Jordan protests: King Abdullah names Marouf Bakhit PM
King Abdullah of Jordan has dismissed his cabinet and appointed a new prime minister amid large street protests that are demanding action on unemployment, rising prices, and the right to elect the prime minister.
Taking to the streets, protesters blamed former PM Samir Rifai for the country's economic problems and had called on him to stand down. The new PM, Marouf Bakhit, has been charged with carrying out "true political reforms" – a claim that the Islamist opposition rejected the appointment.
The palace said the king had accepted Rifai's resignation earlier on Tuesday – a move that many see as an attempt to stave off further trouble from angry Jordanians – as the wave of public unrest that is bubbling Mediterranean/North African countries – such as Tunisia and Egypt.
Announcing the appointment, the palace said the new prime minister's mission was "to take practical, quick and tangible steps to launch true political reforms, enhance Jordan's democratic drive and ensure safe and decent living for all Jordanians".
Reform was a "necessity to provide a better life for our people, but we won't be able to attain that without real political reforms, which must increase popular participation in the decision-making", the statement said.
The country's powerful Islamist opposition movement, the Islamic Action Front (IAF), said it did not welcome Bakhit's appointment.
"With the choice of Bakhit, it's obvious that reforms have not started yet.

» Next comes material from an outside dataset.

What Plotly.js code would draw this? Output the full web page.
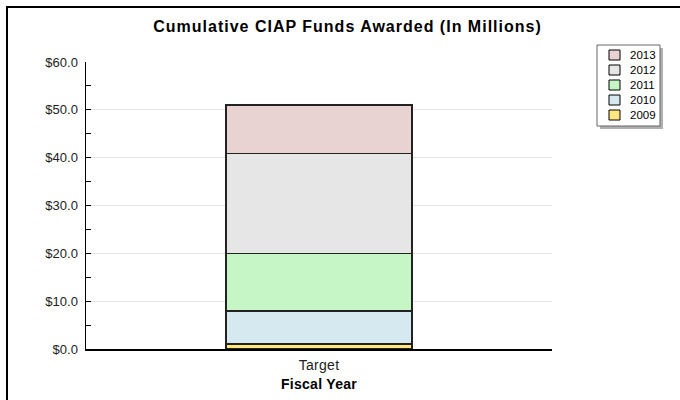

We are against Bakhit because our experience with him is not encouraging," IAF head Hamzah Mansur told the AFP news agency. "There is no reason to stop the protests now," he said.

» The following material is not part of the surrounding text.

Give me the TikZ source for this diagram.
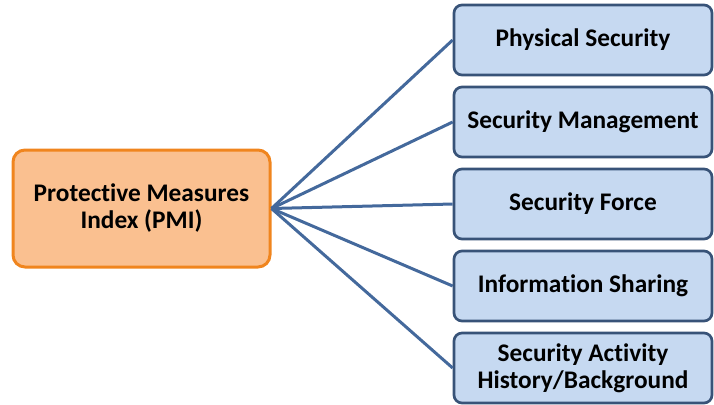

The IAF has always said it believed elections in 2007, after which Bakhit stood down, were rigged. "He carried out the worst parliamentary elections in Jordan in 2007," said Zaki Bani Rsheid, another IAF leader. "He is not the right person to run things at this current state and get Jordan out of crisis," he said.
"We need a man who is well respected by the people, a man who does not have a history of corruption and oppression. How can he lead political reform?"
Bakhit is a retired army major-general who served as Jordan's prime minister from 2005 until his resignation in 2007. Before then he served as the kingdom's national security adviser and its ambassador to Israel.
He was also the head of a state committee that oversaw the implementation of the peace treaty that Jordan signed with Israel in 1994, and served as ambassador to Turkey for three years.
He has a doctorate in political science and taught the subject at a university for army and police recruits in southern Jordan.
Jordan has a high unemployment rate among its population of six million, the majority of whom are under 25, and is suffering from the rising food and fuel prices which have affected many of its neighbours.
The country has seen three weeks of largely peaceful protests, inspired by those in Tunisia which unseated President Zine al-Abedine Ben Ali and the ongoing unrest in Egypt.
The government recently announced a $125m (£78m) package to reduce prices, as well as measures to boost salaries, in an attempt to ease the protests.
But many of those on the streets said the measures were not enough and have demanded more extensive political reforms, including the right to directly elect the prime minister.